A news conference with Christie, as well as former U.S. Attorney General John Ashcroft, was scheduled for Thursday afternoon in Newark, New Jersey.

The government has been probing contracts that device makers maintain with surgeons.

Smith & Nephew, a British company, said in a statement that it was in advanced discussions with Christie’s office to agree to a settlement related to an investigation into the company’s consulting contracts with surgeons.

Smith & Nephew said it believes the resolution of the matter "will not be materially adverse to the company." It said it "further believes that the company’s procedures for the establishment and maintenance of consulting contracts with surgeons are compliant with the law."

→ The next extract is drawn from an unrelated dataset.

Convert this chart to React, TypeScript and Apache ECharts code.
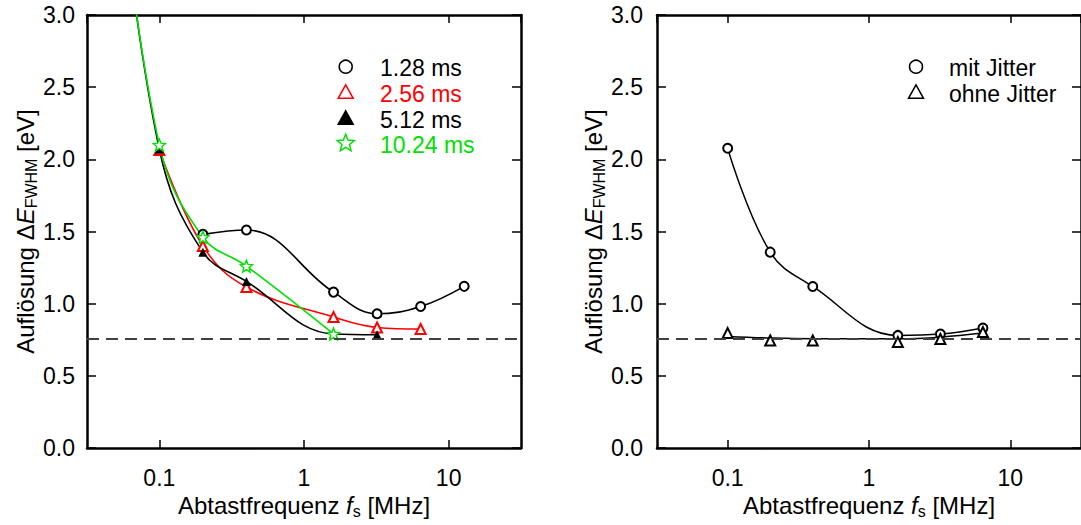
import React, { useEffect, useRef } from 'react';
import * as echarts from 'echarts';

// ---------- data ----------
const freqLeft = [0.05, 0.1, 0.2, 0.4, 1.6, 3.2, 6.4, 12.8];
const res128 = [null, null, 1.48, 1.51, 1.08, 0.93, 0.98, 1.12];
const res256 = [null, 2.065, 1.4, 1.115, 0.907, 0.835, 0.824, null];
const res512 = [4.2, 2.07, 1.357, 1.154, 0.79, 0.785, null, null];
const res1024 = [4.2, 2.1, 1.46, 1.26, 0.79, null, null, null];

const freqRight = [0.1, 0.2, 0.4, 1.6, 3.2, 6.4];
const mitJitter = [2.077, 1.357, 1.119, 0.78, 0.789, 0.831];
const ohneJitter = [0.796, 0.745, 0.745, 0.734, 0.755, 0.803];
const ohneJitterFit = [0.773, 0.762, 0.757, 0.757, 0.768, 0.796];

const baselineValue = 0.76;

const xTickValues = [0.1, 1, 10];
const xTickLabels = ['0.1', '1', '10'];
const legendLeftLabels = ['1.28 ms', '2.56 ms', '5.12 ms', '10.24 ms'];
const legendRightLabels = ['mit Jitter', 'ohne Jitter'];

// ---------- style ----------
const FONT = '"Liberation Sans", Arial, Helvetica, sans-serif';
const RED = '#ff0000';
const GREEN = '#00e000';
const BLACK = '#000000';

const pairs = (xs: number[], ys: (number | null)[]) =>
  xs.map((x, i) => (ys[i] == null ? null : [x, ys[i]])).filter((p) => p !== null) as number[][];

const starPts = (cx: number, cy: number, R: number, r: number) => {
  const pts: number[][] = [];
  for (let i = 0; i < 10; i++) {
    const rad = i % 2 === 0 ? R : r;
    const a = -Math.PI / 2 + (i * Math.PI) / 5;
    pts.push([cx + rad * Math.cos(a), cy + rad * Math.sin(a)]);
  }
  return pts;
};
const starSymbol =
  'path://' +
  starPts(10, 10, 10, 4.4)
    .map((p, i) => (i === 0 ? 'M' : 'L') + p[0].toFixed(3) + ' ' + p[1].toFixed(3))
    .join(' ') +
  ' Z';

const fmtX = (v: number) => {
  const i = xTickValues.findIndex((t) => Math.abs(Math.log10(v) - Math.log10(t)) < 1e-6);
  return i >= 0 ? xTickLabels[i] : '';
};

const X_MIN = Math.pow(10, -1.5);
const X_MAX = Math.pow(10, 1.5);

const frameLine = { show: true, onZero: false, lineStyle: { color: BLACK, width: 2.5 } };

const xName = '{t|Abtastfrequenz }{i|f}{s|s}{t| [MHz]}';
const yName = '{t|Auflösung Δ}{i|E}{s|FWHM}{t| [eV]}';
const nameRich = {
  t: { fontSize: 24, fontFamily: FONT, color: BLACK, lineHeight: 24 },
  i: { fontSize: 24, fontFamily: FONT, color: BLACK, fontStyle: 'italic', lineHeight: 24 },
  s: { fontSize: 16, fontFamily: FONT, color: BLACK, padding: [12, 0, 0, 0] },
};

const xBottom = (gi: number) => ({
  type: 'log',
  logBase: 10,
  gridIndex: gi,
  min: X_MIN,
  max: X_MAX,
  splitNumber: 3,
  position: 'bottom',
  axisLine: frameLine,
  axisTick: { show: true, inside: true, length: 8, lineStyle: { color: BLACK, width: 1.5 } },
  minorTick: { show: false },
  splitLine: { show: false },
  axisLabel: {
    show: true,
    fontSize: 23,
    fontFamily: FONT,
    color: BLACK,
    margin: 18,
    formatter: fmtX,
    showMinLabel: false,
    showMaxLabel: false,
  },
  name: xName,
  nameLocation: 'middle',
  nameGap: 43,
  nameTextStyle: { rich: nameRich },
});

const xTop = (gi: number) => ({
  type: 'log',
  logBase: 10,
  gridIndex: gi,
  min: X_MIN,
  max: X_MAX,
  splitNumber: 3,
  position: 'top',
  axisLine: frameLine,
  axisTick: { show: true, inside: true, length: 8, lineStyle: { color: BLACK, width: 1.5 } },
  minorTick: { show: false },
  splitLine: { show: false },
  axisLabel: { show: false },
});

const yLeft = (gi: number, margin: number) => ({
  type: 'value',
  gridIndex: gi,
  min: 0,
  max: 3,
  interval: 0.5,
  position: 'left',
  axisLine: frameLine,
  axisTick: { show: true, inside: true, length: 9, lineStyle: { color: BLACK, width: 1.5 } },
  splitLine: { show: false },
  axisLabel: {
    fontSize: 23,
    fontFamily: FONT,
    color: BLACK,
    margin,
    formatter: (v: number) => v.toFixed(1),
  },
  name: yName,
  nameLocation: 'middle',
  nameGap: 48,
  nameTextStyle: { rich: nameRich },
});

const yRight = (gi: number) => ({
  type: 'value',
  gridIndex: gi,
  min: 0,
  max: 3,
  interval: 0.5,
  position: 'right',
  axisLine: frameLine,
  axisTick: { show: true, inside: true, length: 9, lineStyle: { color: BLACK, width: 1.5 } },
  splitLine: { show: false },
  axisLabel: { show: false },
});

const dashed = {
  silent: true,
  symbol: 'none',
  label: { show: false },
  lineStyle: { color: '#404040', type: [12, 7], width: 2 },
  data: [{ yAxis: baselineValue }],
};

const legendText = (x: number, y: number, text: string, color: string) => ({
  type: 'text',
  x,
  y,
  style: { text, fill: color, font: `23px ${FONT}`, verticalAlign: 'middle', align: 'left' },
});
const legendCircle = (cx: number, cy: number, color: string) => ({
  type: 'circle',
  shape: { cx, cy, r: 6.5 },
  style: { fill: '#fff', stroke: color, lineWidth: 1.5 },
});
const legendTri = (cx: number, cy: number, color: string, filled: boolean) => ({
  type: 'polygon',
  shape: { points: [[cx, cy - 7.5], [cx + 7.5, cy + 6], [cx - 7.5, cy + 6]] },
  style: { fill: filled ? color : '#fff', stroke: color, lineWidth: 1.5 },
});
const legendStar = (cx: number, cy: number, color: string) => ({
  type: 'polygon',
  shape: { points: starPts(cx, cy, 9, 4) },
  style: { fill: '#fff', stroke: color, lineWidth: 1.5 },
});

export default function App() {
  const ref = useRef<HTMLDivElement>(null);

  useEffect(() => {
    document.body.style.margin = '0';
    if (!ref.current) return;
    const chart = echarts.init(ref.current, null, { renderer: 'svg' });

    const lineBase = { type: 'line', smooth: 0.4, clip: true, showSymbol: true, z: 3 };

    const option: any = {
      animation: false,
      backgroundColor: '#ffffff',
      textStyle: { fontFamily: FONT },
      grid: [
        { left: 87, top: 15, width: 434, height: 433, containLabel: false },
        { left: 657, top: 15, width: 433, height: 433, containLabel: false },
      ],
      xAxis: [xBottom(0), xTop(0), xBottom(1), xTop(1)],
      yAxis: [yLeft(0, 12), yRight(0), yLeft(1, 14), yRight(1)],
      series: [
        {
          ...lineBase,
          name: legendLeftLabels[0],
          xAxisIndex: 0,
          yAxisIndex: 0,
          data: pairs(freqLeft, res128),
          symbol: 'emptyCircle',
          symbolSize: 9,
          lineStyle: { color: BLACK, width: 1.6 },
          itemStyle: { color: BLACK, borderWidth: 1.4 },
          markLine: dashed,
        },
        {
          ...lineBase,
          name: legendLeftLabels[1],
          xAxisIndex: 0,
          yAxisIndex: 0,
          data: pairs(freqLeft, res256),
          symbol: 'emptyTriangle',
          symbolSize: 10,
          lineStyle: { color: RED, width: 1.6 },
          itemStyle: { color: RED, borderWidth: 1.4 },
        },
        {
          ...lineBase,
          name: legendLeftLabels[2],
          xAxisIndex: 0,
          yAxisIndex: 0,
          data: pairs(freqLeft, res512),
          symbol: 'triangle',
          symbolSize: 9,
          lineStyle: { color: BLACK, width: 1.6 },
          itemStyle: { color: BLACK },
        },
        {
          ...lineBase,
          name: legendLeftLabels[3],
          xAxisIndex: 0,
          yAxisIndex: 0,
          data: pairs(freqLeft, res1024),
          symbol: starSymbol,
          symbolSize: 12,
          lineStyle: { color: GREEN, width: 1.6 },
          itemStyle: { color: '#ffffff', borderColor: GREEN, borderWidth: 1.4 },
        },
        {
          ...lineBase,
          name: legendRightLabels[0],
          xAxisIndex: 2,
          yAxisIndex: 2,
          data: pairs(freqRight, mitJitter),
          symbol: 'emptyCircle',
          symbolSize: 9,
          lineStyle: { color: BLACK, width: 1.5 },
          itemStyle: { color: BLACK, borderWidth: 1.3 },
          markLine: dashed,
        },
        {
          ...lineBase,
          name: 'ohne Jitter Fit',
          xAxisIndex: 2,
          yAxisIndex: 2,
          data: pairs(freqRight, ohneJitterFit),
          showSymbol: false,
          symbol: 'none',
          lineStyle: { color: BLACK, width: 1.5 },
        },
        {
          type: 'scatter',
          name: legendRightLabels[1],
          xAxisIndex: 2,
          yAxisIndex: 2,
          data: pairs(freqRight, ohneJitter),
          symbol: 'emptyTriangle',
          symbolSize: 10,
          itemStyle: { color: BLACK, borderWidth: 1.3, opacity: 1 },
          z: 4,
        },
      ],
      graphic: [
        legendCircle(345.7, 66.7, BLACK),
        legendTri(345.7, 92.3, RED, false),
        legendTri(345.7, 118.3, BLACK, true),
        legendStar(345.7, 143.3, GREEN),
        legendText(380, 68, legendLeftLabels[0], BLACK),
        legendText(380, 94, legendLeftLabels[1], RED),
        legendText(380, 120, legendLeftLabels[2], BLACK),
        legendText(380, 145, legendLeftLabels[3], GREEN),
        legendCircle(916, 66.7, BLACK),
        legendTri(916, 92.3, BLACK, false),
        legendText(949, 68, legendRightLabels[0], BLACK),
        legendText(949, 94, legendRightLabels[1], BLACK),
      ],
    };

    chart.setOption(option);
    return () => chart.dispose();
  }, []);

  return <div ref={ref} style={{ width: 1081, height: 525, background: '#fff' }} />;
}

A Stryker representative declined to comment.

The other three companies were not immediately available for comment.

Stryker shares were up 26 cents to $68.16 on the New York Stock Exchange. Zimmer was down 44 cents at $80.70, and J&J was up 17 cents at $65.56, also on the NYSE.

Smith & Nephew closed down 7 pence at 578.73 in London.

Biomet, which previously was publicly traded, was taken private in a deal that closed this week.